Despite having cut staff through attrition and made other budget cuts, the library has determined that they cannot absorb this $500K cut without making material cuts in hours of operation. Coincidentally, however, the library also has a separate tax rate, referred to as the library Capital Projects Fund (CPF), which also generates about $500K per year, and is restricted to capital expenditures. This tax rate has been voted on and approved by the County Council since 2007, and while controversial when it was first established, it enjoyed unanimous support on the council in 2011. A change in the law in 2008 allows the library to combine their regular operating tax rate and their CPF tax rate into one unrestricted tax rate.  In order to replace the $500K that is being lost through COIT, the library is proposing to combine what was formerly earmarked for capital projects through the CPF into their operating levy.

However, that move then leaves the library without a means of paying for necessary capital improvements, including chiller replacement, computer replacement, and other building repairs. This is where the new proposed bond comes in. The idea is that the library can borrow for its capital improvements – and assess the $0.01 tax rate to pay for the debt service.

In essence, this is a tax increase — but it is coupled with what will be a $0.03 tax decrease (because the library is paying off its bond on the building, so that $0.03 tax rate for debt service will go away), so the net effect on the taxpayer will be a $0.02 tax decrease. Of course, if the bond is not approved, the taxpayers would see a $0.03 tax decrease instead of a $0.02 tax decrease. And as a tax rate that isn’t created through a referendum, this tax rate to service a new library bond would count against the property tax caps now embedded in the Indiana Constitution (though it is coupled with the tax decrease, so the net effect will still be a net decrease in the library’s overall tax rate).

On a personal note, I strongly support this library bond request. The library is a vital community institution that provides service across the community, from young to old, from rich to poor.  The administration and board of the library have demonstrated that they are willing to cut costs, and they have done so both through attrition and restructuring and through effective investments in technology. And in a world of technological change, they have managed not only to remain relevant but to remain essential.  The use of small amounts of debt to finance capital improvements is a responsible government practice. And at the very least, this arrangement gives the library 3 more years to find other new revenue sources and/or to continue to find new efficiencies in operations. The library’s bond proposal is a sensible and responsible way to maintain its commitment to the public and to remain sensitive to the struggles of taxpayers across the community.

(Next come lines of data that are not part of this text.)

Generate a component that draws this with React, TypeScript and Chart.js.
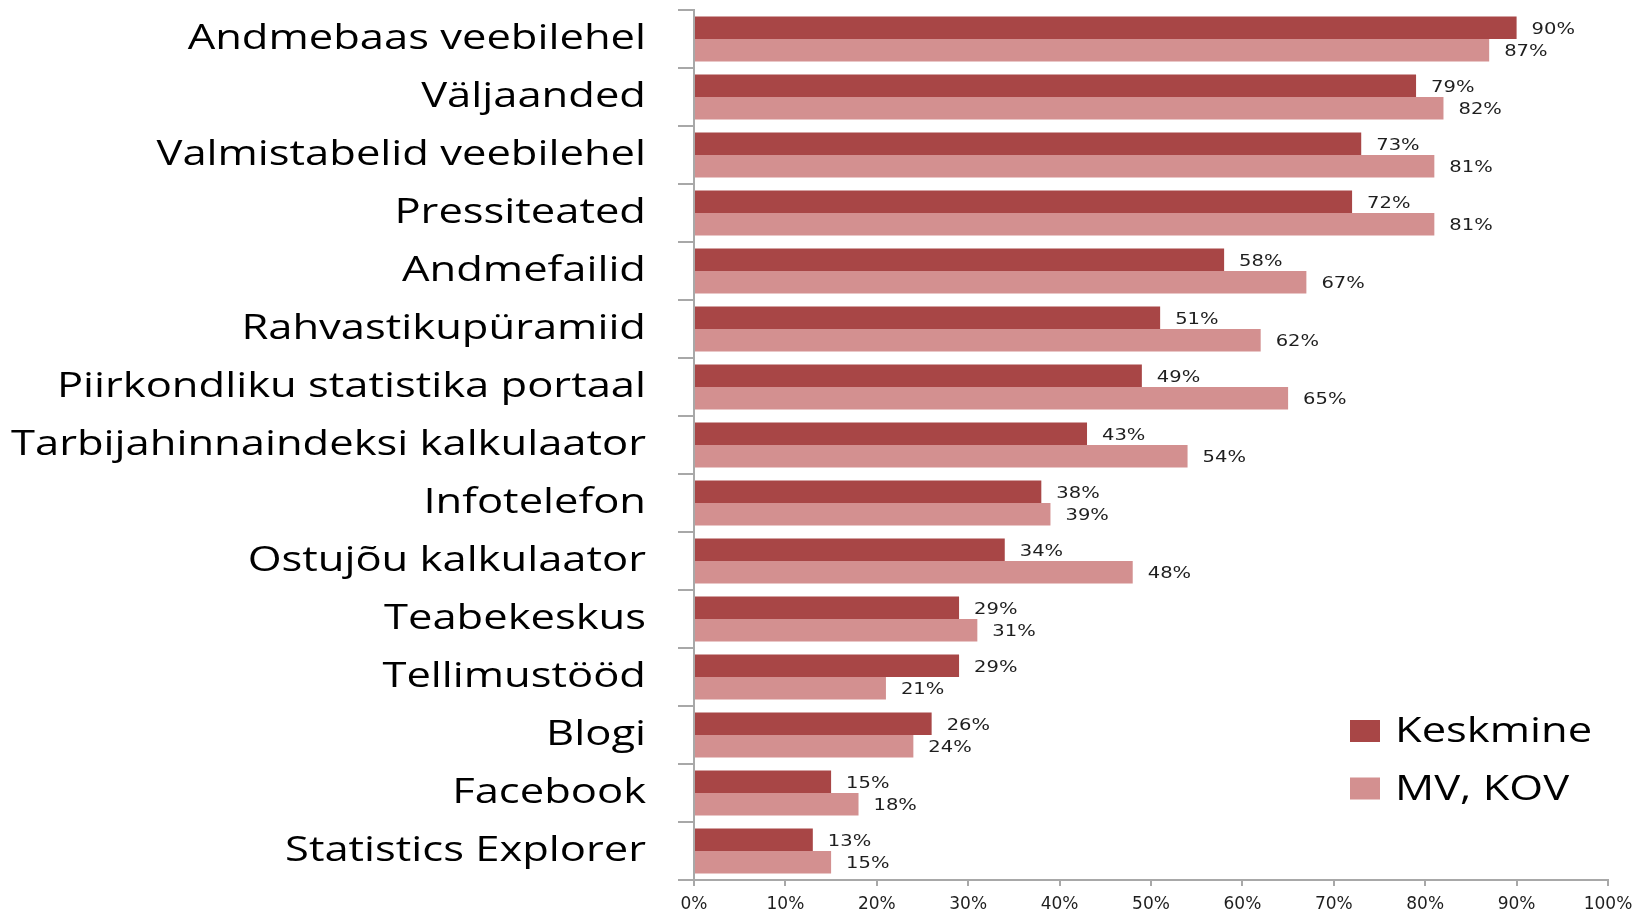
import React, { useEffect, useRef } from "react";
import { Chart, registerables } from "chart.js";

Chart.register(...registerables);

const categories = [
  "Andmebaas veebilehel",
  "Väljaanded",
  "Valmistabelid veebilehel",
  "Pressiteated",
  "Andmefailid",
  "Rahvastikupüramiid",
  "Piirkondliku statistika portaal",
  "Tarbijahinnaindeksi kalkulaator",
  "Infotelefon",
  "Ostujõu kalkulaator",
  "Teabekeskus",
  "Tellimustööd",
  "Blogi",
  "Facebook",
  "Statistics Explorer",
];

const keskmine = [90, 79, 73, 72, 58, 51, 49, 43, 38, 34, 29, 29, 26, 15, 13];
const mvKov = [87, 82, 81, 81, 67, 62, 65, 54, 39, 48, 31, 21, 24, 18, 15];

const seriesNames = ["Keskmine", "MV, KOV"];
const seriesColors = ["#A84646", "#D39090"];

const xTicks = [0, 10, 20, 30, 40, 50, 60, 70, 80, 90, 100];

const AXIS_COLOR = "#A8A8A8";
const LABEL_FONT = '34px "Open Sans"';
const STRETCH = 1.28;
const VALUE_FONT = '16px "DejaVu Sans"';
const VALUE_STRETCH = 1.22;

const textPlugin = {
  id: "customText",
  afterDatasetsDraw(chart: any) {
    const ctx = chart.ctx;
    chart.data.datasets.forEach((ds: any, di: number) => {
      const meta = chart.getDatasetMeta(di);
      meta.data.forEach((bar: any, i: number) => {
        ctx.save();
        ctx.font = VALUE_FONT;
        ctx.fillStyle = "#1e1e1e";
        ctx.textAlign = "left";
        ctx.textBaseline = "middle";
        ctx.translate(bar.x + 15, bar.y + 2);
        ctx.scale(VALUE_STRETCH, 1);
        ctx.fillText(ds.data[i] + "%", 0, 0);
        ctx.restore();
      });
    });
  },
  afterDraw(chart: any) {
    const ctx = chart.ctx;
    const yScale = chart.scales.y;
    const labels = chart.data.labels as string[];
    const right = yScale.right - 48;
    labels.forEach((lab, i) => {
      const py = yScale.getPixelForValue(i);
      ctx.save();
      ctx.font = LABEL_FONT;
      ctx.fillStyle = "#000";
      ctx.textAlign = "right";
      ctx.textBaseline = "alphabetic";
      ctx.translate(right, py + 10);
      ctx.scale(STRETCH, 1);
      ctx.fillText(lab, 0, 0);
      ctx.restore();
    });
    chart.data.datasets.forEach((ds: any, di: number) => {
      const bx = 1350;
      const by = 720 + di * 57.5;
      ctx.save();
      ctx.fillStyle = ds.backgroundColor;
      ctx.fillRect(bx, by, 30, 22);
      ctx.font = LABEL_FONT;
      ctx.fillStyle = "#000";
      ctx.textAlign = "left";
      ctx.textBaseline = "alphabetic";
      ctx.translate(bx + 45, by + 22);
      ctx.scale(STRETCH, 1);
      ctx.fillText(ds.label, 0, 0);
      ctx.restore();
    });
  },
};

export default function App() {
  const ref = useRef<HTMLCanvasElement | null>(null);

  useEffect(() => {
    if (!ref.current) return;
    const chart = new Chart(ref.current, {
      type: "bar",
      data: {
        labels: categories,
        datasets: [
          {
            label: seriesNames[0],
            data: keskmine,
            backgroundColor: seriesColors[0],
            borderWidth: 0,
            categoryPercentage: 0.78,
            barPercentage: 1,
          },
          {
            label: seriesNames[1],
            data: mvKov,
            backgroundColor: seriesColors[1],
            borderWidth: 0,
            categoryPercentage: 0.78,
            barPercentage: 1,
          },
        ],
      },
      options: {
        indexAxis: "y",
        animation: false,
        responsive: true,
        maintainAspectRatio: false,
        layout: { padding: { top: 10, right: 30, bottom: 0, left: 0 } },
        plugins: {
          legend: { display: false },
          tooltip: { enabled: false },
        },
        scales: {
          x: {
            type: "linear",
            min: 0,
            max: 100,
            afterFit(scale: any) {
              scale.height = 35;
              scale.paddingLeft = 0;
              scale.paddingRight = 0;
            },
            afterBuildTicks(scale: any) {
              scale.ticks = xTicks.map((v) => ({ value: v }));
            },
            ticks: {
              stepSize: 10,
              padding: 8,
              color: "#1e1e1e",
              font: { family: "DejaVu Sans", size: 17 },
              callback: (v: any) => v + "%",
            },
            grid: {
              drawOnChartArea: false,
              drawTicks: true,
              tickLength: 6,
              color: AXIS_COLOR,
              lineWidth: 2,
            },
            border: { display: true, color: AXIS_COLOR, width: 2 },
          },
          y: {
            type: "category",
            afterFit(scale: any) {
              scale.width = 694;
            },
            ticks: { display: false },
            grid: {
              offset: true,
              drawOnChartArea: false,
              drawTicks: true,
              tickLength: 16,
              color: AXIS_COLOR,
              lineWidth: 2,
            },
            border: { display: true, color: AXIS_COLOR, width: 2 },
          },
        },
      },
      plugins: [textPlugin],
    });
    return () => chart.destroy();
  }, []);

  return (
    <div
      style={{
        position: "absolute",
        left: 0,
        top: 0,
        width: 1638,
        height: 915,
        background: "#fff",
      }}
    >
      <canvas ref={ref} />
    </div>
  );
}
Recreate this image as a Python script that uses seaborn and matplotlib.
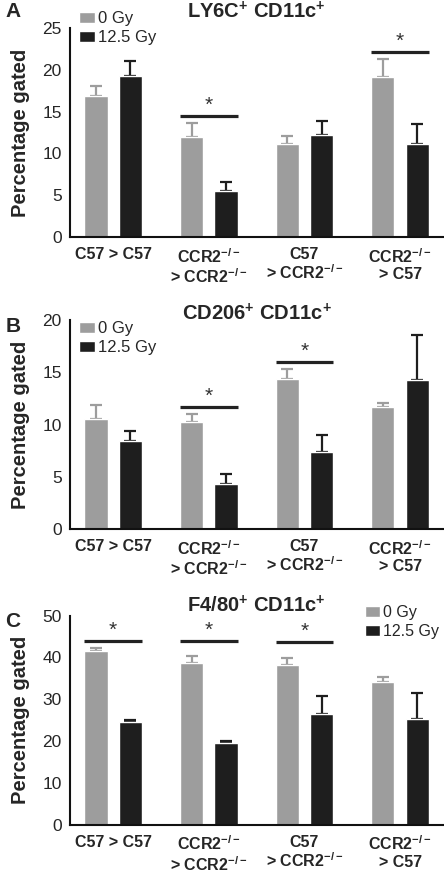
import numpy as np
import pandas as pd
import seaborn as sns
import matplotlib.pyplot as plt
from matplotlib.patches import Patch

# grupos (quimeras) e doses
grupos = ['C57 > C57', 'CCR2$^{-/-}$\n> CCR2$^{-/-}$', 'C57\n> CCR2$^{-/-}$', 'CCR2$^{-/-}$\n> C57']
doses = ['0 Gy', '12.5 Gy']

# painel A - LY6C+ CD11c+
ly6c_0 = [16.9, 12.0, 11.1, 19.1]
ly6c_0_err = [1.2, 1.6, 1.0, 2.2]
ly6c_12 = [19.2, 5.5, 12.2, 11.1]
ly6c_12_err = [1.9, 1.1, 1.7, 2.4]
ly6c_sig = [1, 3]

# painel B - CD206+ CD11c+
cd206_0 = [10.5, 10.3, 14.4, 11.7]
cd206_0_err = [1.4, 0.7, 0.9, 0.4]
cd206_12 = [8.4, 4.3, 7.4, 14.3]
cd206_12_err = [0.95, 1.0, 1.66, 4.3]
cd206_sig = [1, 2]

# painel C - F4/80+ CD11c+
f480_0 = [41.6, 38.8, 38.1, 34.2]
f480_0_err = [0.7, 1.5, 1.7, 1.2]
f480_12 = [24.5, 19.5, 26.5, 25.2]
f480_12_err = [0.5, 0.6, 4.3, 6.2]
f480_sig = [0, 1, 2]

cinza = '#9d9d9d'
preto = '#1e1e1e'

sns.set_style('white')
plt.rcParams['font.family'] = ['Liberation Sans', 'DejaVu Sans']
plt.rcParams['mathtext.fontset'] = 'custom'
plt.rcParams['mathtext.rm'] = 'Liberation Sans:bold'
plt.rcParams['mathtext.it'] = 'Liberation Sans:bold'
plt.rcParams['mathtext.bf'] = 'Liberation Sans:bold'

fig = plt.figure(figsize=(4.44, 8.72), dpi=100)

paineis = [
    ('A', 'LY6C$^{+}$ CD11c$^{+}$', ly6c_0, ly6c_0_err, ly6c_12, ly6c_12_err, ly6c_sig,
     25, [0, 5, 10, 15, 20, 25], [0.728, 0.968], 7, (0.024, 1.08)),
    ('B', 'CD206$^{+}$ CD11c$^{+}$', cd206_0, cd206_0_err, cd206_12, cd206_12_err, cd206_sig,
     20, [0, 5, 10, 15, 20], [0.393, 0.633], 0, (0.024, 0.995)),
    ('C', 'F4/80$^{+}$ CD11c$^{+}$', f480_0, f480_0_err, f480_12, f480_12_err, f480_sig,
     50, [0, 10, 20, 30, 40, 50], [0.054, 0.294], 2, (0.79, 1.05)),
]

for letra, titulo, v0, e0, v12, e12, sig, ymax, yticks, (bot, top), pad, leg_pos in paineis:
    ax = fig.add_axes([0.158, bot, 0.84, top - bot])
    df = pd.DataFrame({
        'grupo': grupos * 2,
        'dose': [doses[0]] * 4 + [doses[1]] * 4,
        'valor': v0 + v12,
    })
    sns.barplot(data=df, x='grupo', y='valor', hue='dose', order=grupos, hue_order=doses,
                palette=[cinza, preto], width=0.72, gap=0.33, errorbar=None,
                legend=False, saturation=1, ax=ax)

    # barras de erro apenas para cima, na cor da barra
    for cont, err, cor in zip(ax.containers, [e0, e12], [cinza, preto]):
        xs = [p.get_x() + p.get_width() / 2 for p in cont.patches]
        ys = [p.get_height() for p in cont.patches]
        ax.errorbar(xs, ys, yerr=[np.zeros(4), err], fmt='none', ecolor=cor,
                    elinewidth=1.6, capsize=4.5, capthick=1.6, zorder=1)
    for p in ax.patches:
        p.set_zorder(2)

    # linhas de significancia
    y_sig = {'A': {1: 14.5, 3: 22.1}, 'B': {1: 11.7, 2: 16.0}, 'C': {0: 43.9, 1: 43.9, 2: 43.7}}[letra]
    for g in sig:
        p0 = ax.containers[0].patches[g]
        p1 = ax.containers[1].patches[g]
        x0 = p0.get_x()
        x1 = p1.get_x() + p1.get_width()
        ax.plot([x0, x1], [y_sig[g], y_sig[g]], color='#222222', lw=2.3, solid_capstyle='butt')
        ax.text((x0 + x1) / 2, y_sig[g] + ymax * 0.005, '*', ha='center', va='bottom',
                fontsize=15, color='#333333')

    ax.set_xlim(-0.45, 3.45)
    ax.set_ylim(0, ymax)
    ax.set_yticks(yticks)
    ax.set_yticklabels([str(t) for t in yticks], fontsize=12.5)
    ax.set_xticks(range(4))
    ax.set_xticklabels(grupos, fontsize=11.5, fontweight='bold', linespacing=1.1)
    ax.set_xlabel('')
    ax.set_ylabel('Percentage gated', fontsize=14.5, fontweight='bold', labelpad=9)
    sns.despine(ax=ax)
    for s in ['left', 'bottom']:
        ax.spines[s].set_linewidth(1.5)
        ax.spines[s].set_color('#111111')
    ax.tick_params(axis='both', direction='out', length=4, width=1.5, color='#111111')
    ax.tick_params(axis='x', pad=2, length=5)
    ax.tick_params(axis='y', pad=2)
    ax.set_title(titulo, fontsize=14.5, fontweight='bold', pad=pad)

    handles = [Patch(facecolor=cinza, label=doses[0]), Patch(facecolor=preto, label=doses[1])]
    ax.legend(handles=handles, loc='upper left', bbox_to_anchor=leg_pos, frameon=False,
              fontsize=11.5 if letra == 'C' else 12, handlelength=0.95, handleheight=0.65,
              handletextpad=0.2, labelspacing=0.25, borderpad=0, borderaxespad=0)

    fig.text(0.012, top + (0.008 if letra == 'A' else 0.004), letra, fontsize=15,
             fontweight='bold', va='top' if letra != 'A' else 'bottom')

fig.savefig('out.png', dpi=100)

Unfortunately I will be out of town on business and will not be able to attend the Council meeting. I sincerely hope my colleagues on the Council will support the library’s request.

Note: Materials provided to the County Council on the bond issue can be found here: MCPL Council Packet Materials.

2 thoughts on “Library Bond Issue

  1. I don’t understand why we even need libraries. All we need are little electronic kiosks to dish out digital blips to people’s nooks and kindles. Libraries, please, how 1950’s!